I got together with my friend Stephanie Coontz the other day to talk about her new book, A Strange Stirring: The Feminine Mystique and American Women at the Dawn of the 1960s (Basic Books), which has drawn rave reviews from The New York Times Book Review, The Wall Street Journal, The Washington Post and a host of other publications. Stephanie is the country's foremost expert on marriage--she wrote the 2005 bestseller Marriage, a History: How Love Conquered Marriage--as well as a frequent advisor to Ladies' Home Journal.
The new book has an unusual premise: It's a biography not of Betty Friedan, but of Friedan's The Feminine Mystique, the blockbuster work that forever changed the lives of American women--and men. (Fun fact: LHJ carried an excerpt from The Feminine Mystique in its January 1963 issue, a month before the book's publication. Surprising? Not really. After all, LHJ has been charting the passions and pastimes of American women for 128 years now. As Stephanie put it, "The story of LHJ is the story of American women.")
A fascinating examination of Friedan's much-misunderstood classic, A Strange Stirring should be required reading for any young woman today who believes that she's "not a feminist." Not only does Stephanie movingly recount how revelatory The Feminine Mystique was to the millions of discontented housewives who read it, but she also details--with examples that had me shaking my head in stupefaction--the unbridled sexism that characterized life circa 1963. Over coffee, Stephanie recapped a few of the more egregious customs from those "bad old days":
--Only eight states gave a wife any legal claim to her husband's earnings or property. In the other 42, a wife's only right was to be "properly supported." One Kansas woman married to a successful farmer thought that "proper support" should include running water in her kitchen, since all the farm's work spaces had it. She sued her husband (not for divorce, but for running water) and he fought her all the way to the Kansas Supreme Court, which agreed with him that "proper support" did not cover this amenity.

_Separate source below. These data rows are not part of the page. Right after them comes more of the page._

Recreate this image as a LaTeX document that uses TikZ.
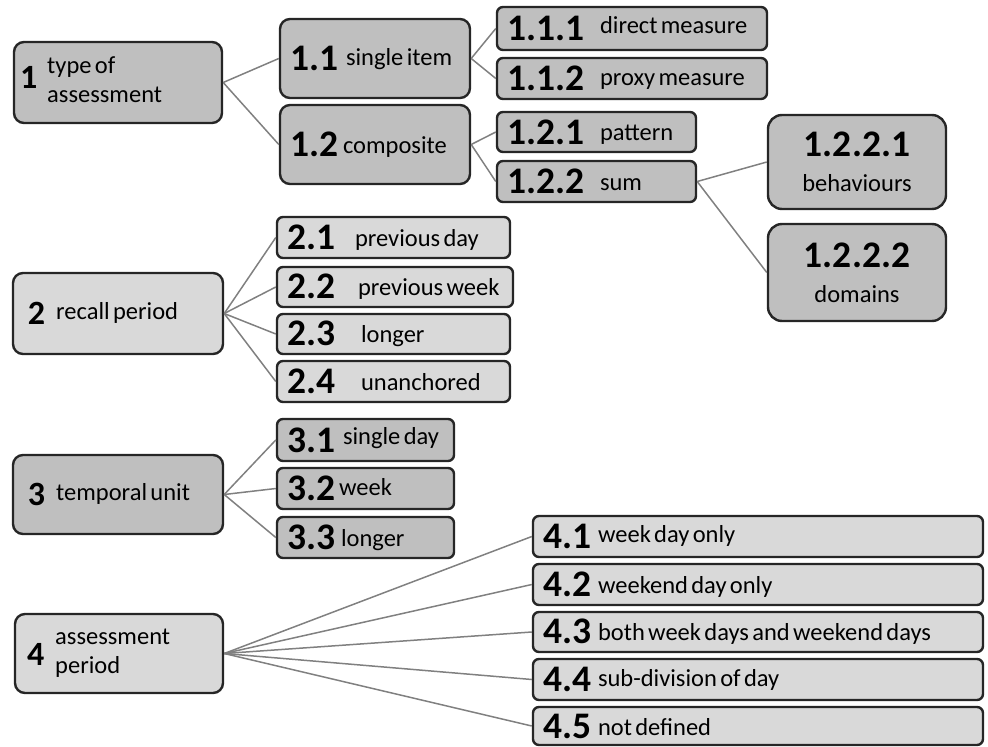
\documentclass[tikz,border=0pt]{standalone}
\usepackage{fontspec}
\setmainfont{Carlito}
\definecolor{dk}{HTML}{BFBFBF}
\definecolor{lt}{HTML}{D9D9D9}
\definecolor{ln}{HTML}{808080}
\newcommand\nm[1]{{\fontsize{37.5}{39}\selectfont\bfseries #1}}
\newcommand\mn[1]{{\fontsize{34}{36}\selectfont\bfseries #1}}
\newcommand\lb[2][0pt]{\raisebox{#1}{\fontsize{24.5}{29}\selectfont #2}}
\newcommand\twol[2]{{\fontsize{24.5}{29}\selectfont\begin{tabular}[c]{@{}l@{}}#1\\#2\end{tabular}}}
\newcommand\bx[7]{%
  \pgfmathsetmacro\bh{#5-#3}\pgfmathsetmacro\tw{#4-#2-20}%
  \node[#6, minimum height=\bh pt, text width=\tw pt] (#1) at ({(#2+#4)/2},{(#3+#5)/2}) {#7};}
\tikzset{
  boxbase/.style={draw=black!85, line width=2.4pt, inner xsep=10pt, inner ysep=0pt, align=left},
  mainbox/.style={boxbase, rounded corners=10pt},
  subbox/.style={boxbase, rounded corners=6pt},
  bigbox/.style={boxbase, rounded corners=14pt, align=center, font=\fontsize{24.5}{35}\selectfont},
  conn/.style={draw=ln, line width=1.5pt},
}
\begin{document}
\begin{tikzpicture}[x=1pt,y=-1pt]
\useasboundingbox (0,0) rectangle (988,747);
% group 1
\bx{n1}{14}{42}{222}{123}{mainbox,fill=dk}{\hspace*{-4pt}\mn{1}\hspace{10pt}\twol{type of}{assessment}}
\bx{n11}{280}{19}{470}{98}{mainbox,fill=dk}{\nm{1.1}\hspace{8pt}\lb[5pt]{single item}}
\bx{n12}{280}{105}{470}{184}{mainbox,fill=dk}{\nm{1.2}\hspace{5pt}\lb[3pt]{composite}}
\bx{n111}{497}{7}{767}{50}{subbox,fill=dk}{\nm{1.1.1}\hspace{16pt}\lb[7pt]{direct measure}}
\bx{n112}{497}{58}{767}{99}{subbox,fill=dk}{\nm{1.1.2}\hspace{16pt}\lb[5pt]{proxy measure}}
\bx{n121}{497}{112}{696}{152}{subbox,fill=dk}{\nm{1.2.1}\hspace{16pt}\lb[4pt]{pattern}}
\bx{n122}{497}{161}{696}{202}{subbox,fill=dk}{\nm{1.2.2}\hspace{16pt}\lb[3pt]{sum}}
\bx{n1221}{768}{115}{946}{209}{bigbox,fill=dk}{\nm{1.2.2.1}\\behaviours}
\bx{n1222}{768}{224}{946}{321}{bigbox,fill=dk}{\nm{1.2.2.2}\\domains}
% group 2
\bx{n2}{13}{273}{223}{354}{mainbox,fill=lt}{\hspace*{5pt}\mn{2}\hspace{11pt}\lb[5pt]{recall period}}
\bx{n21}{277}{217}{510}{258}{subbox,fill=lt}{\nm{2.1}\hspace{20pt}\lb[3pt]{previous day}}
\bx{n22}{277}{267}{513}{307}{subbox,fill=lt}{\nm{2.2}\hspace{23pt}\lb[3pt]{previous week}}
\bx{n23}{277}{314}{510}{354}{subbox,fill=lt}{\nm{2.3}\hspace{26pt}\lb[3pt]{longer}}
\bx{n24}{277}{361}{510}{402}{subbox,fill=lt}{\nm{2.4}\hspace{26pt}\lb[3pt]{unanchored}}
% group 3
\bx{n3}{13}{455}{223}{534}{mainbox,fill=dk}{\hspace*{5pt}\mn{3}\hspace{11pt}\lb[5pt]{temporal unit}}
\bx{n31}{277}{419}{454}{461}{subbox,fill=dk}{\nm{3.1}\hspace{8pt}\lb[8pt]{single day}}
\bx{n32}{277}{468}{454}{509}{subbox,fill=dk}{\nm{3.2}\hspace{4pt}\lb[5pt]{week}}
\bx{n33}{277}{517}{454}{558}{subbox,fill=dk}{\nm{3.3}\hspace{6pt}\lb[3pt]{longer}}
% group 4
\bx{n4}{15}{614}{223}{693}{mainbox,fill=lt}{\hspace*{2pt}\mn{4}\hspace{11pt}\raisebox{6pt}{\twol{assessment}{period}}}
\bx{n41}{533}{516}{983}{557}{subbox,fill=lt}{\nm{4.1}\hspace{7pt}\lb[6pt]{week day only}}
\bx{n42}{533}{564}{983}{605}{subbox,fill=lt}{\nm{4.2}\hspace{7pt}\lb[3pt]{weekend day only}}
\bx{n43}{533}{612}{983}{652}{subbox,fill=lt}{\nm{4.3}\hspace{7pt}\lb[3pt]{both week days and weekend days}}
\bx{n44}{533}{659}{983}{700}{subbox,fill=lt}{\nm{4.4}\hspace{7pt}\lb[5pt]{sub-division of day}}
\bx{n45}{533}{707}{983}{745}{subbox,fill=lt}{\nm{4.5}\hspace{7pt}\lb[3pt]{not defined}}
% connectors
\draw[conn] (n1.east) -- (n11.west);
\draw[conn] (n1.east) -- (n12.west);
\draw[conn] (n11.east) -- (n111.west);
\draw[conn] (n11.east) -- (n112.west);
\draw[conn] (n12.east) -- (n121.west);
\draw[conn] (n12.east) -- (n122.west);
\draw[conn] (n122.east) -- (n1221.west);
\draw[conn] (n122.east) -- (n1222.west);
\foreach \c in {n21,n22,n23,n24} \draw[conn] (n2.east) -- (\c.west);
\foreach \c in {n31,n32,n33} \draw[conn] (n3.east) -- (\c.west);
\foreach \c in {n41,n42,n43,n44,n45} \draw[conn] (n4.east) -- (\c.west);
\end{tikzpicture}
\end{document}
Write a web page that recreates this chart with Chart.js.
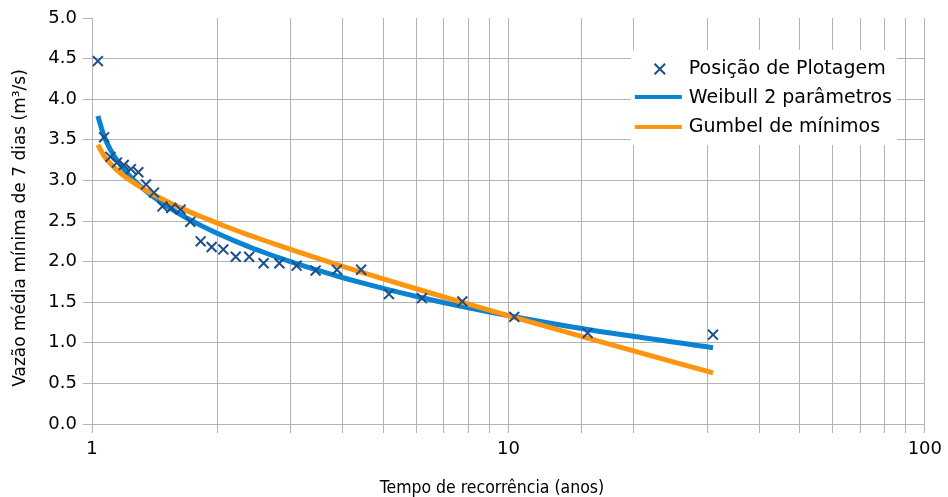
<!DOCTYPE html>
<html>
<head>
<meta charset="utf-8">
<script src="https://cdn.jsdelivr.net/npm/chart.js@4.4.0/dist/chart.umd.min.js"></script>
<style>
html,body{margin:0;padding:0;background:#ffffff;}
#wrap{position:relative;width:948px;height:497px;}
</style>
</head>
<body>
<div id="wrap"><canvas id="c" width="948" height="497"></canvas></div>
<script>
// ---- data ----
const returnPeriod = [1.033, 1.069, 1.107, 1.148, 1.192, 1.24, 1.292, 1.348, 1.409, 1.476, 1.55, 1.632, 1.722, 1.824, 1.938, 2.067, 2.214, 2.385, 2.583, 2.818, 3.10, 3.444, 3.875, 4.429, 5.167, 6.20, 7.75, 10.33, 15.5, 31.0];
const observed     = [4.47, 3.53, 3.29, 3.22, 3.19, 3.14, 3.10, 2.95, 2.85, 2.68, 2.66, 2.64, 2.49, 2.25, 2.18, 2.15, 2.06, 2.06, 1.98, 1.98, 1.95, 1.89, 1.90, 1.90, 1.60, 1.55, 1.51, 1.32, 1.12, 1.10];
const weibull2p    = [3.793, 3.545, 3.379, 3.249, 3.138, 3.040, 2.952, 2.870, 2.793, 2.719, 2.648, 2.579, 2.512, 2.446, 2.380, 2.315, 2.249, 2.182, 2.115, 2.045, 1.974, 1.901, 1.823, 1.741, 1.652, 1.555, 1.446, 1.320, 1.163, 0.940];
const gumbelMin    = [3.439, 3.303, 3.206, 3.127, 3.057, 2.994, 2.934, 2.877, 2.822, 2.769, 2.715, 2.662, 2.609, 2.555, 2.501, 2.444, 2.386, 2.326, 2.263, 2.196, 2.125, 2.048, 1.964, 1.871, 1.766, 1.644, 1.498, 1.314, 1.058, 0.630];
const seriesNames  = ['Posição de Plotagem', 'Weibull 2 parâmetros', 'Gumbel de mínimos'];
const xTickLabels  = [1, 10, 100];
const yTickLabels  = ['0.0','0.5','1.0','1.5','2.0','2.5','3.0','3.5','4.0','4.5','5.0'];
const xTitle = 'Tempo de recorrência (anos)';
const yTitle = 'Vazão média mínima de 7 dias (m³/s)';

// ---- styles ----
const markerColor = '#1d4f8c';
const weibullColor = '#0a83d1';
const gumbelColor = '#ff950e';
const gridColor = '#b3b3b3';

function pts(ys){ return returnPeriod.map((t,i)=>({x:t, y:ys[i]})); }

const titlesAndLegend = {
  id: 'titlesAndLegend',
  afterDraw(chart){
    const ctx = chart.ctx, ca = chart.chartArea;
    ctx.save();
    // axis titles
    ctx.fillStyle = '#000';
    ctx.textAlign = 'center';
    ctx.textBaseline = 'middle';
    ctx.font = '17.5px "DejaVu Sans Condensed", "DejaVu Sans"';
    ctx.fillText(xTitle, 492, 488);
    ctx.translate(21, 228);
    ctx.rotate(-Math.PI/2);
    ctx.font = '17px "DejaVu Sans"';
    ctx.fillText(yTitle, 0, 0);
    ctx.restore();

    // legend box
    ctx.save();
    const lx = ca.right - 294, ly = ca.top + 32;
    ctx.fillStyle = '#ffffff';
    ctx.fillRect(lx, ly, 266, 95);
    // marker
    const mx = lx + 29, my = ly + 19, r = 7;
    ctx.strokeStyle = markerColor; ctx.lineWidth = 2;
    ctx.beginPath();
    ctx.moveTo(mx - r*0.75, my - r*0.75); ctx.lineTo(mx + r*0.75, my + r*0.75);
    ctx.moveTo(mx + r*0.75, my - r*0.75); ctx.lineTo(mx - r*0.75, my + r*0.75);
    ctx.stroke();
    // lines
    ctx.lineWidth = 4;
    ctx.strokeStyle = weibullColor;
    ctx.beginPath(); ctx.moveTo(lx + 4, ly + 47); ctx.lineTo(lx + 51, ly + 47); ctx.stroke();
    ctx.strokeStyle = gumbelColor;
    ctx.beginPath(); ctx.moveTo(lx + 4, ly + 77); ctx.lineTo(lx + 51, ly + 77); ctx.stroke();
    // text
    ctx.fillStyle = '#000';
    ctx.font = '19px "DejaVu Sans"';
    ctx.textAlign = 'left';
    ctx.textBaseline = 'middle';
    ctx.fillText(seriesNames[0], lx + 58, ly + 19);
    ctx.fillText(seriesNames[1], lx + 58, ly + 48);
    ctx.fillText(seriesNames[2], lx + 58, ly + 77);
    ctx.restore();
  }
};

new Chart(document.getElementById('c'), {
  type: 'scatter',
  data: {
    datasets: [
      { label: seriesNames[0], data: pts(observed), showLine: false,
        pointStyle: 'crossRot', pointRadius: 7, pointHoverRadius: 7,
        borderColor: markerColor, backgroundColor: markerColor, borderWidth: 2 },
      { label: seriesNames[2], data: pts(gumbelMin), showLine: true,
        pointRadius: 0, borderColor: gumbelColor, backgroundColor: gumbelColor, borderWidth: 5,
        cubicInterpolationMode: 'monotone' },
      { label: seriesNames[1], data: pts(weibull2p), showLine: true,
        pointRadius: 0, borderColor: weibullColor, backgroundColor: weibullColor, borderWidth: 5,
        cubicInterpolationMode: 'monotone' }
    ]
  },
  options: {
    responsive: false,
    animation: false,
    devicePixelRatio: 1,
    layout: { padding: { top: 18, right: 22, left: 0, bottom: 0 } },
    plugins: { legend: { display: false }, tooltip: { enabled: false } },
    scales: {
      x: {
        type: 'logarithmic', min: 1, max: 100,
        afterFit(s){ s.height = 73; },
        grid: { color: gridColor, tickColor: gridColor, lineWidth: 1, tickLength: 9, drawTicks: true },
        border: { color: gridColor },
        ticks: {
          autoSkip: false, maxRotation: 0, minRotation: 0, padding: 6,
          color: '#000', font: { family: 'DejaVu Sans', size: 18 },
          callback: (v) => xTickLabels.includes(v) ? String(v) : ''
        }
      },
      y: {
        min: 0, max: 5,
        afterFit(s){ s.width = 92; },
        grid: {
          color: (c) => (c.tick && c.tick.value === 5) ? 'rgba(0,0,0,0)' : gridColor,
          tickColor: gridColor, lineWidth: 1, tickLength: 9, drawTicks: true
        },
        border: { color: gridColor },
        ticks: {
          stepSize: 0.5, padding: 6, color: '#000',
          font: { family: 'DejaVu Sans', size: 18 },
          callback: (v) => yTickLabels[Math.round(v*2)]
        }
      }
    }
  },
  plugins: [titlesAndLegend]
});
</script>
</body>
</html>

--Most states had "head and master" laws that gave husbands the right to make all final household decisions.
--The law did not recognize that a woman could be raped by her husband (South Dakota was the first state to make spousal rape a crime, in 1975) and domestic violence laws, where they existed, were seldom enforced.
--To keep their husbands from straying, homemakers were advised to keep their houses tidy and themselves "well-groomed." The ideal wife, according to one best-selling marital expert, never asked her husband for help with the kids or the housework; was always ready to listen when he wanted to talk but never "bothered" him with idle chat; and was always willing to have sex whenever he wanted--but never threatened his masculinity by initiating it herself.
--If a woman did want or need a job, she could peruse the "Help Wanted: Female" ads, where employers sought "pretty" and "cheerful" "Gal Fridays" with "good typing & steno" (a requirement even when the applicant had a college degree).
--Employers were legally entitled to fire a woman if she got married, became pregnant, put on weight or--if she was a flight attendant--turned 30. In one particularly mind-boggling case, an airline "stewardess" who was discovered to have a child was told by her employer that she could keep her job only if she put the child in an orphanage.
--There were no laws against sexual harassment. If anything, the hit TV show Mad Men actually understates the conditions working women faced in the early sixties. One former (male) advertising executive I interviewed for the book told me that his agency's personnel manager would send notes to the copy writers (all male) describing the physical dimensions of new female hires and assessing which ones might be "easy."
So . . . are you convinced yet that you're lucky to be living in 2011? If you have any lingering doubts, there are plenty of other examples where those came from in A Strange Stirring--and much, much more.